The major trailheads will be at County Road 81 on the north end of the channel and at 52nd Avenue West near West Fargo. The trails will run the entire length of the channel, from the diversion inlet structure to the outlet.

Discussions between the Diversion Authority and city park officials in Fargo, West Fargo and Horace as well as the North Dakota Department of Parks and Recreation are in the early stages, Paulsen said.

“Right now we’ve been having some very high-level discussions with the state and MetroCOG,” Paulsen said. The project needs a forceful champion to bring people together and drive the effort.

“You need to have some sort of a government entity that goes after funding,” he said.

Fargo Mayor Tim Mahoney strongly supports a greenway project along the diversion path, which he said would provide a recreational amenity that will help the metro area attract visitors and residents.

“We think it would help make Fargo an attractive place to live and work,” he said. “Just think of the ability to get on a bike and ride 30 miles unimpeded by traffic.”

Mahoney hopes federal money could help support the project. “There’s a variety of things we can do if we get federal money,” the mayor said.

MetroCOG last year cited a “very preliminary” $53 million construction estimate for 11 recreational sites along the 30-mile diversion channel. It pegged the costs of building trails at $320,000 in the short term and $15.3 million over the long term, mostly for paving.

Local officials hope the North Dakota Parks and Recreation Department will become a greenway park partner. One challenge for the state park system is the maintenance obligations they have for existing parks, Mahoney said.

This sketch shows a proposed greenway that would follow the 30-mile flood diversion channel as it skirts the Fargo-Moorhead area, potentially enabling year-round outdoor recreation activities, including cross-country skiing, ice skating and snowmobiling in winter.
This sketch shows a proposed greenway that would follow the 30-mile flood diversion channel as it skirts the Fargo-Moorhead area, potentially enabling year-round outdoor recreation activities, including cross-country skiing, ice skating and snowmobiling in winter.

Sen. Tim Mathern, D-Fargo, has been pushing for a greenway to accompany the diversion.

“We have many people in Fargo-Moorhead who aren’t able to get out to these wonderful state parks that we have,” he said.

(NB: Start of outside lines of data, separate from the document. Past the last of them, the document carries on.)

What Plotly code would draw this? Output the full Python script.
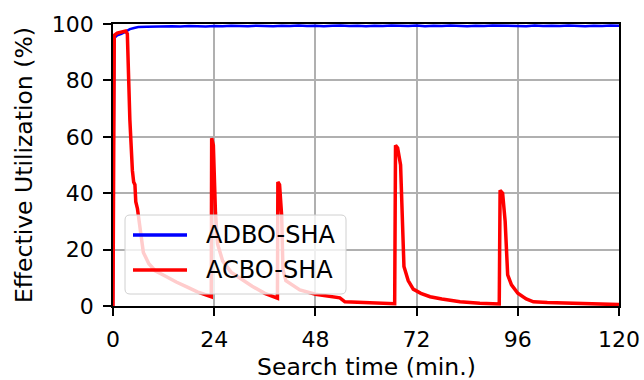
import plotly.graph_objects as go

# Search time (minutes) and effective utilization (%) for each scheduler
adbo_time = [0, 0.3, 1, 2, 3, 4, 5] + list(range(6, 121, 2))
adbo_util = [0, 95.0, 96.0, 96.5, 97.3, 98.2, 98.6,
             98.9, 99.0, 99.1, 99.0, 99.2, 99.1, 99.3, 99.2, 99.1, 99.3,
             99.2, 99.4, 99.3, 99.2, 99.4, 99.3, 99.2, 99.4, 99.3, 99.5,
             99.3, 99.4, 99.2, 99.4, 99.5, 99.3, 99.4, 99.2, 99.4, 99.3,
             99.5, 99.4, 99.3, 99.5, 99.2, 99.4, 99.3, 99.5, 99.4, 99.2,
             99.4, 99.3, 99.5, 99.4, 99.3, 99.4, 99.2, 99.5, 99.3, 99.4,
             99.3, 99.5, 99.4, 99.2, 99.4, 99.3, 99.5, 99.4]

acbo_time = [0, 0.3, 1.0, 2.0, 3.0, 3.4, 4.0, 4.6, 4.9, 5.2, 5.4, 5.8, 6.5,
             7.2, 8.5, 10, 12.7, 15, 17.5, 20, 23.3,
             23.4, 23.8, 24.3, 24.8, 26, 28, 30, 33, 36, 38.8, 39.0,
             39.1, 39.5, 40.0, 40.3, 41, 44.3, 48, 50, 53.8, 55, 60, 66.8,
             67.0, 67.5, 68.2, 69.0, 70, 71.2, 73, 75.2, 78, 82.3, 87, 91.6,
             91.8, 92.4, 93.0, 93.6, 94.5, 96, 98, 99.7, 103, 106, 110, 115, 120]
acbo_util = [0, 96, 96.8, 97.2, 97.5, 96.5, 66, 48, 44, 43, 37, 34.5, 27,
             19, 15, 12.5, 10.4, 8.5, 6.8, 5, 3.3,
             59.5, 57, 33, 22, 16, 12, 10, 7, 4.5, 3, 2.8,
             44, 43, 32, 13, 9, 5.7, 4.2, 3.8, 2.9, 1.5, 1.2, 0.8,
             57, 56, 50, 14, 9, 6, 4.5, 3.3, 2.5, 1.5, 1.0, 0.7,
             41, 40, 30, 11, 7.5, 4.5, 2.5, 1.5, 1.2, 1.1, 0.9, 0.7, 0.5]

x_ticks = [0, 24, 48, 72, 96, 120]
y_ticks = [0, 20, 40, 60, 80, 100]
series_names = ["ADBO-SHA", "ACBO-SHA"]
series_colors = ["#0000ff", "#ff0000"]

W, H = 644, 380
L, R, T, B = 113, 25, 24, 74
PW, PH = W - L - R, H - T - B
FONT = "DejaVu Sans"


def px(xp):
    return (xp - L) / PW


def py(yp):
    return (H - B - yp) / PH


fig = go.Figure()
fig.add_trace(go.Scatter(x=adbo_time, y=adbo_util, mode="lines",
                         line=dict(color=series_colors[0], width=2.5),
                         name=series_names[0], showlegend=False))
fig.add_trace(go.Scatter(x=acbo_time, y=acbo_util, mode="lines",
                         line=dict(color=series_colors[1], width=3.5),
                         name=series_names[1], showlegend=False))

# Legend box with rounded corners, semi-transparent over the data
x0, x1, y0, y1, r = 125, 346, 215, 294, 5
rx, ry = r / PW, r / PH
X0, X1, Y0, Y1 = px(x0), px(x1), py(y1), py(y0)
path = (f"M{X0 + rx},{Y0} L{X1 - rx},{Y0} Q{X1},{Y0} {X1},{Y0 + ry} "
        f"L{X1},{Y1 - ry} Q{X1},{Y1} {X1 - rx},{Y1} L{X0 + rx},{Y1} "
        f"Q{X0},{Y1} {X0},{Y1 - ry} L{X0},{Y0 + ry} Q{X0},{Y0} {X0 + rx},{Y0} Z")
fig.add_shape(type="path", path=path, xref="paper", yref="paper",
              fillcolor="rgba(255,255,255,0.8)",
              line=dict(color="#d0d0d0", width=1), layer="above")

for name, color, yc in zip(series_names, series_colors, [235, 270]):
    fig.add_shape(type="line", xref="paper", yref="paper",
                  x0=px(133), x1=px(187), y0=py(yc), y1=py(yc),
                  line=dict(color=color, width=3.5), layer="above")
    fig.add_annotation(x=px(204), y=py(yc), xref="paper", yref="paper",
                       text=name, showarrow=False, xanchor="left",
                       yanchor="middle",
                       font=dict(family=FONT, size=24, color="black"))

# Axis titles
fig.add_annotation(x=px(366), y=py(367), xref="paper", yref="paper",
                   text="Search time (min.)", showarrow=False,
                   xanchor="center", yanchor="middle",
                   font=dict(family=FONT, size=23.5, color="black"))
fig.add_annotation(x=px(24), y=py(165), xref="paper", yref="paper",
                   text="Effective Utilization (%)", showarrow=False,
                   textangle=-90, xanchor="center", yanchor="middle",
                   font=dict(family=FONT, size=23.5, color="black"))

axis_common = dict(showgrid=True, gridcolor="#b0b0b0", gridwidth=1.5,
                   showline=True, linecolor="black", linewidth=1.5,
                   mirror=True, ticks="outside", ticklen=8, tickwidth=1.5,
                   tickcolor="black", zeroline=False, automargin=False,
                   ticklabelstandoff=5,
                   tickfont=dict(family=FONT, size=22, color="black"))

fig.update_xaxes(range=[0, 120], tickvals=x_ticks, **axis_common)
fig.update_yaxes(range=[0, 100], tickvals=y_ticks, **axis_common)

fig.update_layout(width=W, height=H,
                  margin=dict(l=L, r=R, t=T, b=B, autoexpand=False),
                  plot_bgcolor="white", paper_bgcolor="white",
                  showlegend=False)

fig.write_html("out.html")
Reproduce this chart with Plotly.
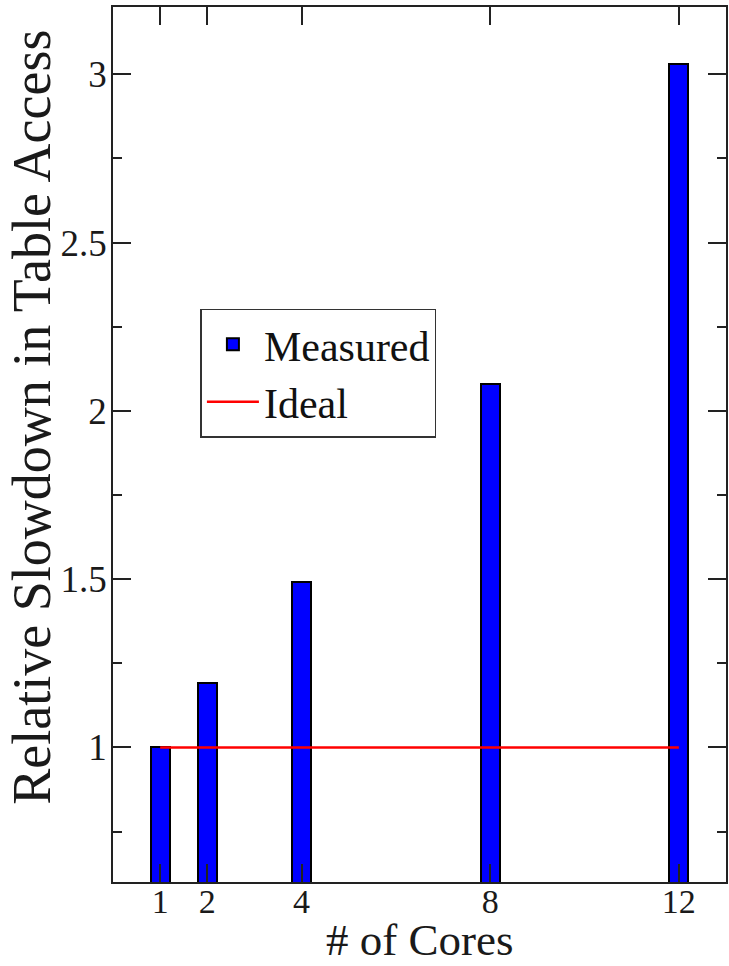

Fargo and West Fargo provide a huge economic engine for the state, and the state should provide outdoor recreational amenities for residents of the state’s most populous metropolitan area, Mathern said.

“It’s the economy of Fargo-Moorhead that supports the entire state,” he said. “We have this rich opportunity now of this land that essentially would not have become available without this diversion.”

The diversion has come with negative consequences for property owners whose land is needed for the project, so it would be nice to see benefits from the project in addition to flood control that only will be needed occasionally, Mathern said.

“I think a state park offers that possibility,” he said.

West Fargo Mayor Bernie Dardis said a crucial factor will be the budget for operations and maintenance of the diversion. He said he's had a brief discussion with Gov. Doug Burgum about the possibility of a state park along the diversion.

"There's discussion about it at this point," he said. "It's in a very early stage, but there's a lot of interest."

North Dakotans make an estimated 160,000 trips to Minnesota for outdoor recreation, according to the MetroCOG study. If a greenway recreation area could capture 20%, it would generate $100 million over 20 years, the study projected.

Work on the channel will start next spring and is expected to be substantially complete by 2027.